The financing process grows more complex when the air ball is larger, as the lender must decide whether they’re willing to lend enough to bridge the gap. If the sum unsecured by collateral is too large, a bank may not approve that loan if the air ball hasn’t been accounted for elsewhere in the deal. For example, if a buyer purchases a company for $10 million and that company owns $7 million in collateral assets, there is a $3 million air ball in that transaction. The purchase price gives the appearance of $3 million in additional net worth, but in reality, the additional value isn’t there.
Helping clients understand and account for this valuation gap has been a common theme in recent deals.
Opportunity for buyers and sellers
While every company has its own reasons for wanting to be acquired, oftentimes they are out of funds, lack a succession plan for aging leadership, or have hit their “ceiling” and don’t have enough capital to move to the next level on their own. Whatever the circumstance, once a business reaches the end of the road, ownership generally has three options: family succession, creating an employee stock ownership plan (ESOP) for an employee buyout, or an external buyout.
Buyers, on the other hand, usually match one of two molds. First, there are strategic buyers, typically in the same business or industry as the company they seek to acquire. Buying the company acts as a means of eliminating a competitor or expanding into new markets. Second, there are investment buyers, who are motivated by the potential for returns. These buyers believe in the company and feel that buying it will add key growth accelerators, such as strategy, technology or capital. While strategic buyers tend to be other companies, investment buyers are usually PE firms.

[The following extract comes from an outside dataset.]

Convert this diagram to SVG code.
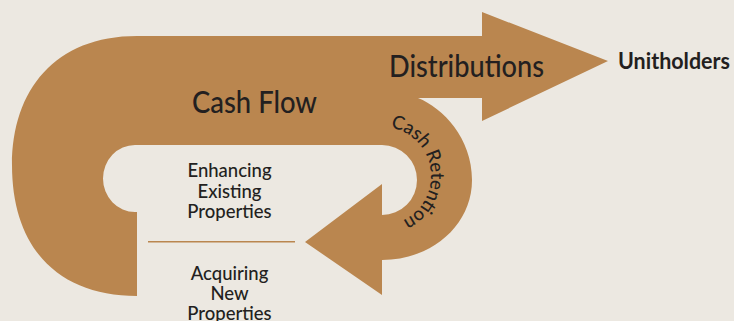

Strategies for a successful deal
Take your time: In many cases, issues surrounding M&A deals typically arise from moving too quickly. Sometimes a deal requires a quick turnaround, but it’s critical to carefully consider each element of the transaction. Signing the contract before securing financing, discussing financing with the other party before talking to your lender, or failing to assemble a team of key players early enough in the process can all make the transaction more complicated—or completely fall apart.
Be discreet: Buyers sometimes make the mistake of showing their hand too quickly. Ideally, you want to avoid indicating that you’re a motivated buyer. If the seller knows the buyer is desperate and willing to overpay, they may have more leverage in the deal agreement.
Perform due diligence: From a financial perspective, failing to “stress test” the deal to account for unforeseen losses or performance decline is a major problem and can lead to the deal collapsing or unexpected issues after closing. Completing a careful analysis and forecast can help ensure this deal works now, and later.
Consider the people involved: Getting the numbers and details right is critical to a successful deal, but it’s equally important to think about the impact of the merger on company culture, employee retention, and client relationships. Failing to consider the potential people-driven risks involved in a deal can leave buyers with client attrition or unexpected holes in leadership teams. It’s crucial to build relationships with clients and employees and address cultural concerns proactively.
Find the right partner: With so many factors impacting M&A deals, the job of a lender goes beyond financing the transaction. Before we ever determine a financing structure, our focus is on serving as an advisor and ensuring our client has considered all the logistics, implications, and potential costs of the deal prior to entering a contract.